In tech, we always like to hype the latest and greatest technologies and promise they are “game-changing.”  One technology that’s reached a massive level of hype is 5G, and that makes sense because it promises to bring wired-like speed to wireless networks. Thinking back, however, 4G and even 3G were both positioned as the “next big thing.” This raises the question: Is 5G really all it’s being positioned as, or will it disappoint as the previous version of cellular did?

Admittedly, I was a skeptic of enterprise 5G for quite some time. But as I dug into the technology and compared it to current iterations of WiFi, my opinion has changed, and I do believe 5G has tremendous potential in businesses. It won’t replace all WiFi, but it will complement it and allow companies to expand the use of wireless.

To get a better understanding of what’s ahead for 5G, I recently interviewed Ozer Dondurmacioglu, VP of Marketing for Celona Networks, a startup dedicated to enterprise 5G. Celona’s solution delivers 5G with the operational simplicity of WiFi. Highlights of my ZKast video with Dondurmacioglu, done in conjunction with eWEEK eSPEAKS are below:

  • Celona Networks leverages the CBRS spectrum for its enterprise 5G solution.
  • CBRS gives enterprise IT and OT teams access to cellular wireless for free without having to go through a service provider.
  • The Celona solution deploys very much like WiFi where 5G access points are connected to the network and managed with a centralized controller.
  • Network engineers that can work with WiFi access points and Ethernet switches will find Celona’s solution easy to deploy without much training.
  • WiFi 6 is on the horizon and is also promising a much better wireless experience but because WiFi runs on shared spectrum, it’s subject to interference and quality issues.
  • CBRS based 5G has advantages over WiFi in three areas:
    • Dedicated spectrum and will always be interference-free.
    • Low latency network so as more devices are added, CBRS won’t get congested.
    • Ability to guarantee a specific error rate, latency and throughput metrics.  This is in addition to the type of QoS that’s available for WiFi.  This enables companies to dedicate bandwidth for video cameras, medical devices or other endpoints.  This “express lane” gives companies more options for wireless.
  • 5G won’t replace WiFi because WiFi is nearly ubiquitous and the endpoints are relatively inexpensive compared to 5G-enabled devices.
  • Businesses should plan to use WiFi for general connectivity and then augment the network with 5G.  The latter can be used to connect mission-critical systems that businesses would not put on WiFi for performance and availability reasons.
  • As businesses return to work, mission-critical IoT endpoints will be deployed to keep the workplace safe. Examples are cameras, environmental sensors, cleaning robots and more.
  • Celona’s CBRS 5G solution is equivalent to WiFi in terms of cost per square foot of coverage.  Businesses can redirect some WiFi budget to 5G and run a hybrid network that performs better than WiFi alone.
  • The end-to-end nature of Celona’s solution helps pave a path to a fully intent-based network where configuration tasks are automated.

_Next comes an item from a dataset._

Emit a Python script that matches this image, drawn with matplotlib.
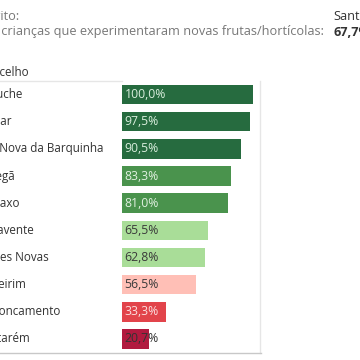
import matplotlib
matplotlib.use("Agg")
import matplotlib.pyplot as plt
from matplotlib.lines import Line2D

plt.rcParams['font.family'] = ['Open Sans', 'DejaVu Sans']

concelhos = ["Coruche", "Tomar", "Vila Nova da Barquinha", "Golegã", "Cartaxo",
             "Benavente", "Torres Novas", "Almeirim", "Entroncamento", "Santarém"]
valores = [100.0, 97.5, 90.5, 83.3, 81.0, 65.5, 62.8, 56.5, 33.3, 20.7]
cores = ["#266b3f", "#266b3f", "#266b3f", "#4a934d", "#4a934d",
         "#a9dd98", "#a9dd98", "#ffbfb6", "#e2444b", "#b11a3f"]
cores_texto = ["#d9eedd", "#d9eedd", "#d9eedd", "#e0f0e0", "#e0f0e0",
               "#3a3a3a", "#3a3a3a", "#3a3a3a", "#fbe0e0", "#333333"]
distrito = "Santarém"
media = "67,7%"

W = H = 360
fig = plt.figure(figsize=(3.6, 3.6), dpi=100)

def fx(px):
    return px / W

def fy(py):
    return 1 - py / H

# header
hs = 9.2
fig.text(fx(-27), fy(17), "Distrito:", color="#777777", fontsize=hs, va="center", ha="left")
fig.text(fx(-31), fy(32), "% de crianças que experimentaram novas frutas/hortícolas:",
         color="#777777", fontsize=hs, va="center", ha="left")
fig.text(fx(333), fy(17), distrito, color="#333333", fontsize=hs, va="center", ha="left")
fig.text(fx(333), fy(32), media, color="#333333", fontsize=hs, va="center", ha="left",
         fontweight="bold")
fig.text(fx(-22), fy(73), "Concelho", color="#333333", fontsize=8.4, va="center", ha="left",
         fontweight="medium")

# separator lines
fig.add_artist(Line2D([0, fx(122)], [fy(81), fy(81)], color="#e6e6e6", lw=1))
fig.add_artist(Line2D([0, fx(260.5)], [fy(352.5), fy(352.5)], color="#c8c8c8", lw=1))

left_px, right_px = 122.3, 260.5
top_px, bot_px = 81, 352.5
ax = fig.add_axes([fx(left_px), fy(bot_px), (right_px - left_px) / W, (bot_px - top_px) / H])
full = 131.0
ax.set_xlim(0, 100 * (right_px - left_px) / full)
n = len(valores)
ax.set_ylim(n - 0.5, -0.5)
ax.barh(range(n), valores, height=0.72, color=cores, edgecolor="none")
for i, (v, c) in enumerate(zip(valores, cores_texto)):
    ax.text(1.8, i, f"{v:.1f}%".replace(".", ","), color=c, fontsize=8.8, va="center", ha="left")
ax.set_xticks([])
ax.set_yticks([])
for s in ["top", "left", "bottom"]:
    ax.spines[s].set_visible(False)
ax.spines["right"].set_color("#e6e6e6")
ax.spines["right"].set_linewidth(1)

# row labels
for i, name in enumerate(concelhos):
    y_px = top_px + (i + 0.5) * (bot_px - top_px) / n
    fig.text(fx(-23), fy(y_px), name, color="#333333", fontsize=8.4, va="center", ha="left")

fig.savefig("out.png", dpi=100)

5G is coming to the enterprise and it’s coming fast. IT and network professionals should consider 5G for any mission-critical systems their company plans to move to wireless. The technology leverages the predictability and stability of cellular and combines it with the simplicity of WiFi creating a “best of both worlds” scenario. Businesses should expect more from wireless, but that requires a different kind of technology.